Retour vers le futur !
Avec Le Voyage de Molière actuellement au Lucernaire, Jean-Philippe Daguerre termine en apothéose une année de consécration dédiée à Jean-Baptiste Poquelin. Une véritable déclaration d’amour à la fois à l’auteur du Misanthrope et au monde du théâtre, servie par une troupe soudée qui se donne sans compter.
La véritable star de l’année 2022, c’est lui, Molière. La commémoration des 400 ans de sa naissance n’est pas passée inaperçue : expositions, reportages et surtout quasiment tous les théâtres de France et de Navarre ou presque, qui y sont allés de leur hommage. Dernier en date, celui de Pierre-Olivier Sotto et Jean-Philippe Daguerre, les deux co-auteurs de ce Voyage de Molière. Leur amour pour l’oeuvre de Jean-Baptiste Poquelin leur a fait délaisser la guerre : celle d’Algérie pour Sotto (la sublime pièce Là-bas, de l’autre côté de l’eau) et la Seconde Guerre mondiale pour Daguerre (les plébiscitées Adieu M. Haffmann et Le Petit coiffeur). Pour mieux se concentrer sur la vie qui bouillonne sur la scène du Lucernaire, après leur succès de cet été au festival d’Avignon, à travers la troupe de Monsieur Molière en personne, qui apparaît comme par magie et nous invite à partager son quotidien, alors qu’elle ignore encore la gloire qui l’attend.
Mais pour faire sa connaissance, il faut accepter un petit tour de passe-passe. Celui que va expérimenter le jeune Léo, étudiant en médecine se rêvant comédien. Mais pétri de trac lors d’une audition, il va s’évanouir et se réveiller au 17e siècle, en compagnie de Madeleine et Geneviève Béjart, Gros-René, Marquise (déjà célébrée dans la pièce Aime comme Marquise) et évidemment, Molière en personne. Rien que ça ! Le choc des cultures n’aura cependant pas lieu. Léo va très vite s’adapter à cette troupe qu’il connaît par coeur et il sait qu’il ne faut pas lui révéler ce qui l’attend de peur de dévier sa trajectoire dans l’Histoire. Ici, les deux camps s’acceptent assez facilement : Léo va même leur apprendre Hey Jude des Beatles en « bon anglois » et ces comédiens en guenilles ou presque, le prennent sous leur aile pour l’aguerrir aux choses de la vie. Molière et les siens vont de déconvenue en déconvenue et sont au bord d’arrêter, mais Léo parvient à les galvaniser. Il le faut. Sans ses encouragements, qui sait si Jean-Baptiste Poquelin serait devenu le Molière qu’on encense encore de nos jours ?
Le Voyage de Molière est un spectacle virevoltant et bouillonnant. On vit littéralement avec cette troupe si attachante.
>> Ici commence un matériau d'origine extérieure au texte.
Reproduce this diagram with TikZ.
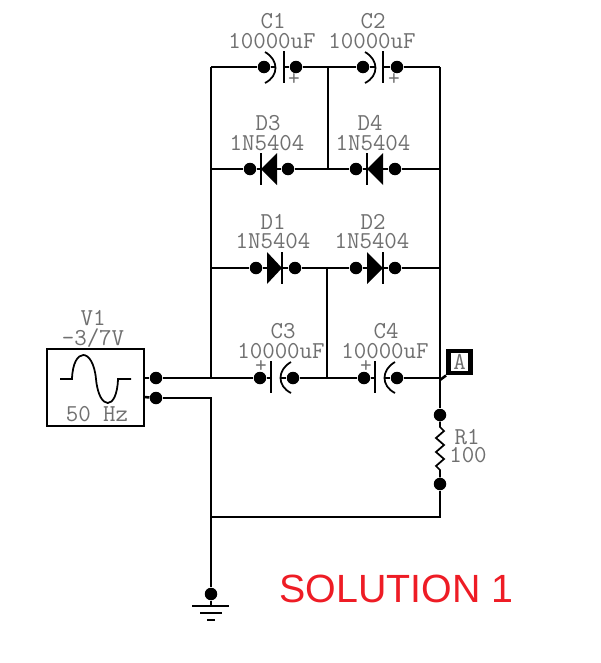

Il y a du Capitaine Fracasse dans la mise en scène, avec ce décor en bois à la structure tournante. Les comédiens se font alors galériens de leur propre existence, tandis que deux d’entre eux s’échappent pour faire passer les vicissitudes en musique, au violon et au violoncelle. Et quand on se pose enfin, le décor se fait scène de théâtre, pour haranguer la foule, offrir des vers, de la bonne humeur, des doses d’émotions contradictoires, entre la joie de jouer et les petites rancoeurs qui subsistent en coulisses, les jalousies, les aspirations différentes. Le spectacle est, en tout cas, total. Cette troupe fait choeur et corps et s’en échappe Geoffrey Palisse, dans le rôle de Léo, quasiment omniprésent.
Cette année de célébrations s’achève donc de manière tonitruante, avec ce qui fait l’essence du théâtre de Molière : du partage, du plaisir, de la joie d’être là. Et les spectateurs de se retrouver embarqués dans cette grande aventure qui nous dépasse tous, celle de l’inspiration permanente. Molière est décidément immortel.
Le Voyage de Molière, au théâtre du Lucernaire, 53 rue de Notre-Dame-des Champs. Jusqu’au 8 janvier, du mardi au samedi à 19h, le dimanche à 16h.